Dans deux vidéos, Tarik Kiswanson donne à voir la précarité de cet équilibre. Avec Out of Place, il met en scène un enfant à sa table de travail, basculant très lentement en arrière, dans une image à la fois sublime, fascinante et inquiétante. C’est que l’apprentissage, la construction de soi relèvent de la fragilité, tout comme l’image d’un autre enfant qui apparaît dans The Reading Room. Apprenant à lire dans la bibliothèque d’Edward Saïd à New York, il ne semble pas tout comprendre de ce qu’il déchiffre avec patience. Mais il se construit intellectuellement chez un penseur qui a offert « une nouvelle façon de voir le monde », explique Tarik Kiswanson, qui s’interroge en permanence sur les représentations, le langage, le commun à travers le temps et l’espace. Finalement, la poésie est peut-être le plus court chemin entre ces différentes approches du réel.
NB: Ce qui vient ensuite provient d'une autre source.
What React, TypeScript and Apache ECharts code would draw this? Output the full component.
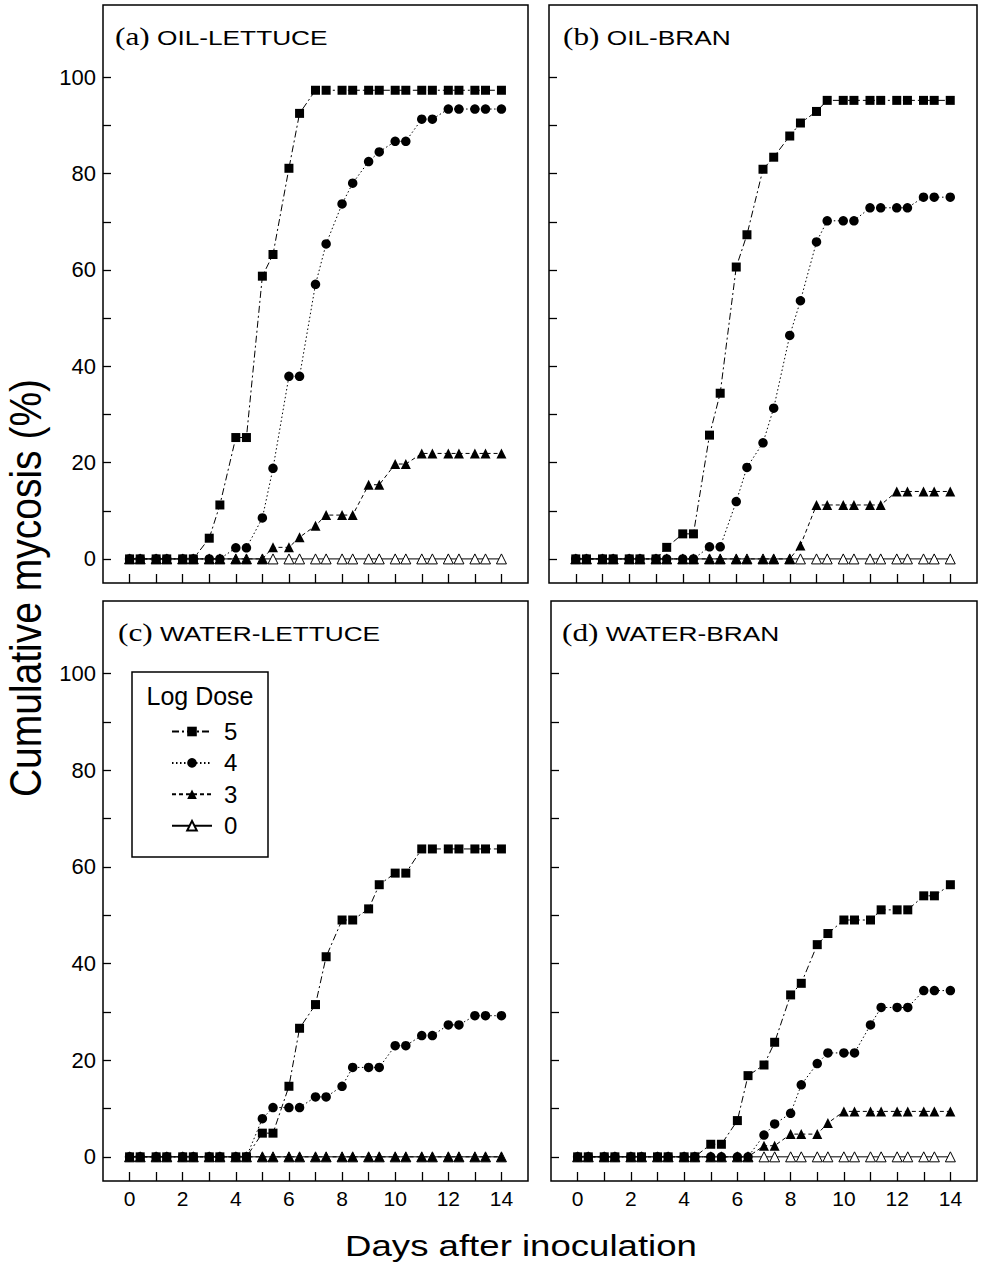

Dans les photos de la série Passing, Tarik Kiswanson radiographie des collections de vêtements historiques en Jordanie et des tenues de sports que portent les jeunes dans les banlieues parisiennes. L’idée de strates revient avec des superpositions qui deviennent aussi des métissages, des points de contact entre les lieux, entre les époques, entre les personnes qui y vivent, traînant avec elles à la fois un héritage, mais aussi une part de mystère.

Parfois, Tarik Kiswanson arrête les pendules, figeant des objets familiaux ou une goutte de son propre sang dans la résine, flottant comme en lévitation, comme des capsules de temps givré.

Ce regard est aussi intérieur. Car la complexité construit chacun, intimement. Ainsi, après avoir scanné des habits, il scanne aussi du vide. Le résultat est une image sombre, mais aussi pleine de reflets, posant ainsi la question de soi, de ce qui est sensible, perceptible, caché. « Le monde occidental veut tout comprendre, veut que tout soit transparent. Mais l’opacité est essentielle », poursuit l’artiste, en rendant hommage au penseur de la créolisation Édouard Glissant.

Dans la série des Fenêtres, ce trouble atteint son paroxysme et se matérialise. Avec un dessin virtuose, il représente des corps d’enfants touchant une vitre. Seul un tout petit premier plan est net, tout le reste devient évanescent, à la fois très proche et très lointain. Comme le corps et l’identité de l’autre, qui même dans le toucher, conservent toujours quelque chose d’insaisissable. Peut-être quelque chose qui sommeille dans les chrysalides qu'il accroche en hauteur, comme une vie secrète, comme une renaissance possible.

Jusqu’au 24 octobre. Mardi au dimanche, 10 h à 18 h. Carré d’art, place de la Maison Carrée, Nîmes. 8 €, 6 €. 04 66 76 35 70.